Dosen Universitas Muhammadiyah Jakarta-Kepala Unit Antikorupsi dan Anti Intoleransi UMJ

sumber gambar internet

Setiap kali bencana terjadi, banjir, longsor, atau kebakaran hutan, kita sering menyebutnya sebagai “bencana alam”. Padahal, tidak semua bencana bersumber dari alam, banyak diantaranya adalah hasil dari keputusan yang keliru, tata kelola yang lemah, dan pada beberapa kasus, adanya praktik korupsi yang berlangsung dalam senyap. Pada peringatan Hari Antikorupsi Sedunia yang diperingati setiap tanggal 9 Desember, kita perlu menengok relasi penting antara korupsi dan bencana, dua krisis yang saling memperbesar dampaknya.

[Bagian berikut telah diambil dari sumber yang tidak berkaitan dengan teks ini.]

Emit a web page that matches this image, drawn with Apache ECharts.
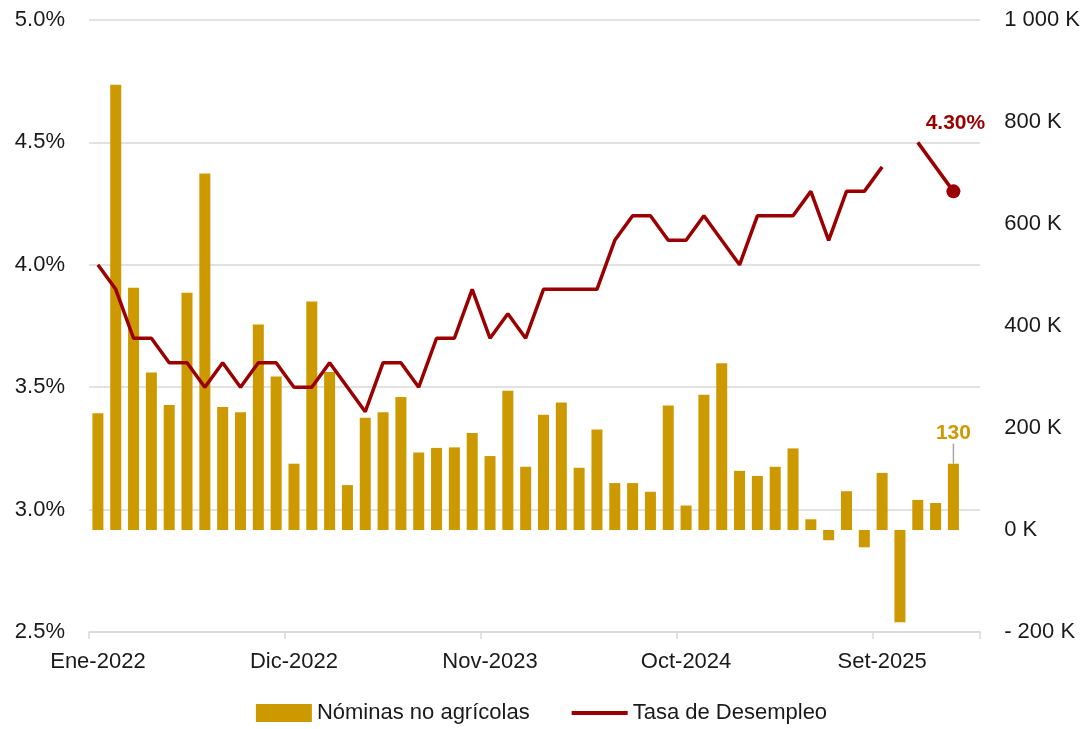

Indonesia adalah salah satu negara dengan tingkat bencana tertinggi di dunia, BNPB melaporkan bahwa sepanjang 2023 terjadi lebih dari 5.400 kejadian bencana, mayoritas berupa bencana hidrometeorologi seperti banjir, longsor, cuaca ekstrem, dan kebakaran hutan. Tren ini berlanjut, hingga November 2025, tercatat 2.919 kejadian bencana, dan sekitar 98 persen di antaranya adalah bencana hidrometeorologi, angka-angka ini memberi pesan jelas, bencana bukan insiden kecil, tetapi realitas yang terus berulang dari tahun ke tahun. Namun tingginya angka bencana tidak bisa dilepaskan dari kondisi lingkungan yang terus terdegradasi. Kerusakan hutan, konversi lahan yang tidak terkendali, pembangunan yang tidak taat tata ruang, hingga izin usaha yang diwarnai praktik suap, semuanya berkontribusi terhadap meningkatnya risiko dan intensitas bencana. Ketika hutan gundul karena izin diberikan tanpa kajian lingkungan yang benar, ketika proyek tanggul, normalisasi sungai, atau penguatan tebing dikerjakan rendah mutu akibat anggaran dipotong untuk “fee”, ketika kawasan konservasi berubah menjadi area bisnis karena permainan dalam perizinan, maka yang kita hadapi bukan semata bencana alam, tetapi bencana tata kelola.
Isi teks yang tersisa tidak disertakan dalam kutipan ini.